DATASET CONTENT:
-*-*-

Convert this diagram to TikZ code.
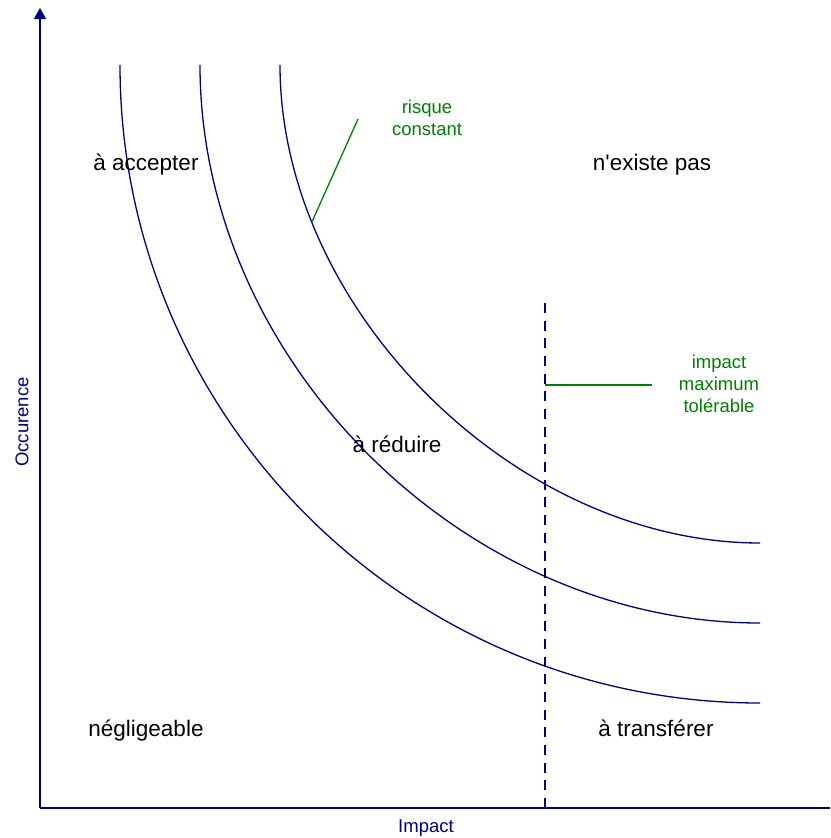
\documentclass[tikz,border=0pt]{standalone}
\usepackage{fontspec}
\setmainfont{Liberation Sans}
\usetikzlibrary{arrows.meta}
\definecolor{axisblue}{HTML}{000080}
\definecolor{lblgreen}{HTML}{008000}
\begin{document}
\begin{tikzpicture}[x=1pt,y=-1pt,
  zone/.style={font=\fontsize{22.5}{27}\selectfont, text=black, inner sep=0pt, anchor=base},
  note/.style={font=\fontsize{18.5}{22.3}\selectfont, text=lblgreen, align=center, inner sep=0pt},
  axlabel/.style={font=\fontsize{18.5}{22}\selectfont, text=axisblue, inner sep=0pt},
  axisline/.style={draw=axisblue, line width=1.6pt},
  riskcurve/.style={draw=axisblue, line width=1.3pt},
  limitline/.style={draw=axisblue, line width=1.5pt, dash pattern=on 10pt off 7.68pt},
  pointer/.style={draw=lblgreen, line width=1.3pt}]
\useasboundingbox (0,0) rectangle (830,838);
\fill[white] (0,0) rectangle (830,838);
% axes
\coordinate (O) at (40,808);
\coordinate (ytop) at (40,8);
\coordinate (xend) at (830,808);
\draw[axisline] (O) -- (xend);
\draw[axisline, -{Triangle[width=12pt,length=11pt]}] (O) -- (ytop);
\node[axlabel, rotate=90] (occ) at (22,422) {Occurence};
\node[axlabel] (imp) at (426,828) {Impact};
% iso-risk curves
\draw[riskcurve] (120,65) .. controls (120,417.2) and (406.7,703) .. (760,703);
\draw[riskcurve] (200,65) .. controls (200,360.7) and (463.2,623) .. (760,623);
\draw[riskcurve] (280,65) .. controls (280,309.3) and (515.2,543) .. (760,543)
  coordinate[pos=0.22] (c3p);
% maximum tolerable impact
\coordinate (dtop) at (545,303);
\coordinate (dbot) at (545,808);
\coordinate (dmid) at (545,385);
\coordinate (gend) at (652,385);
\draw[limitline] (dtop) -- (dbot);
\draw[pointer] (dmid) -- (gend);
% risk-constant pointer
\coordinate (rend) at (358,119);
\draw[pointer] (c3p) -- (rend);
% notes
\node[note] (risk) at (427,118) {risque\\constant};
\node[note] (tol) at (719,384) {impact\\maximum\\tolérable};
% zones
\node[zone] (acc) at (146,170.5) {à accepter};
\node[zone] (nex) at (652,170.5) {n\textquotesingle existe pas};
\node[zone] (red) at (397,452.5) {à réduire};
\node[zone] (neg) at (146,736.5) {négligeable};
\node[zone] (tra) at (656,736.5) {à transférer};
\end{tikzpicture}
\end{document}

-*-*-

Print out the lines exactly, skipping any picture.

TASK RESPONSE:
Convert this diagram to TikZ code.
\documentclass[tikz,border=0pt]{standalone}
\usepackage{fontspec}
\setmainfont{Liberation Sans}
\usetikzlibrary{arrows.meta}
\definecolor{axisblue}{HTML}{000080}
\definecolor{lblgreen}{HTML}{008000}
\begin{document}
\begin{tikzpicture}[x=1pt,y=-1pt,
  zone/.style={font=\fontsize{22.5}{27}\selectfont, text=black, inner sep=0pt, anchor=base},
  note/.style={font=\fontsize{18.5}{22.3}\selectfont, text=lblgreen, align=center, inner sep=0pt},
  axlabel/.style={font=\fontsize{18.5}{22}\selectfont, text=axisblue, inner sep=0pt},
  axisline/.style={draw=axisblue, line width=1.6pt},
  riskcurve/.style={draw=axisblue, line width=1.3pt},
  limitline/.style={draw=axisblue, line width=1.5pt, dash pattern=on 10pt off 7.68pt},
  pointer/.style={draw=lblgreen, line width=1.3pt}]
\useasboundingbox (0,0) rectangle (830,838);
\fill[white] (0,0) rectangle (830,838);
% axes
\coordinate (O) at (40,808);
\coordinate (ytop) at (40,8);
\coordinate (xend) at (830,808);
\draw[axisline] (O) -- (xend);
\draw[axisline, -{Triangle[width=12pt,length=11pt]}] (O) -- (ytop);
\node[axlabel, rotate=90] (occ) at (22,422) {Occurence};
\node[axlabel] (imp) at (426,828) {Impact};
% iso-risk curves
\draw[riskcurve] (120,65) .. controls (120,417.2) and (406.7,703) .. (760,703);
\draw[riskcurve] (200,65) .. controls (200,360.7) and (463.2,623) .. (760,623);
\draw[riskcurve] (280,65) .. controls (280,309.3) and (515.2,543) .. (760,543)
  coordinate[pos=0.22] (c3p);
% maximum tolerable impact
\coordinate (dtop) at (545,303);
\coordinate (dbot) at (545,808);
\coordinate (dmid) at (545,385);
\coordinate (gend) at (652,385);
\draw[limitline] (dtop) -- (dbot);
\draw[pointer] (dmid) -- (gend);
% risk-constant pointer
\coordinate (rend) at (358,119);
\draw[pointer] (c3p) -- (rend);
% notes
\node[note] (risk) at (427,118) {risque\\constant};
\node[note] (tol) at (719,384) {impact\\maximum\\tolérable};
% zones
\node[zone] (acc) at (146,170.5) {à accepter};
\node[zone] (nex) at (652,170.5) {n\textquotesingle existe pas};
\node[zone] (red) at (397,452.5) {à réduire};
\node[zone] (neg) at (146,736.5) {négligeable};
\node[zone] (tra) at (656,736.5) {à transférer};
\end{tikzpicture}
\end{document}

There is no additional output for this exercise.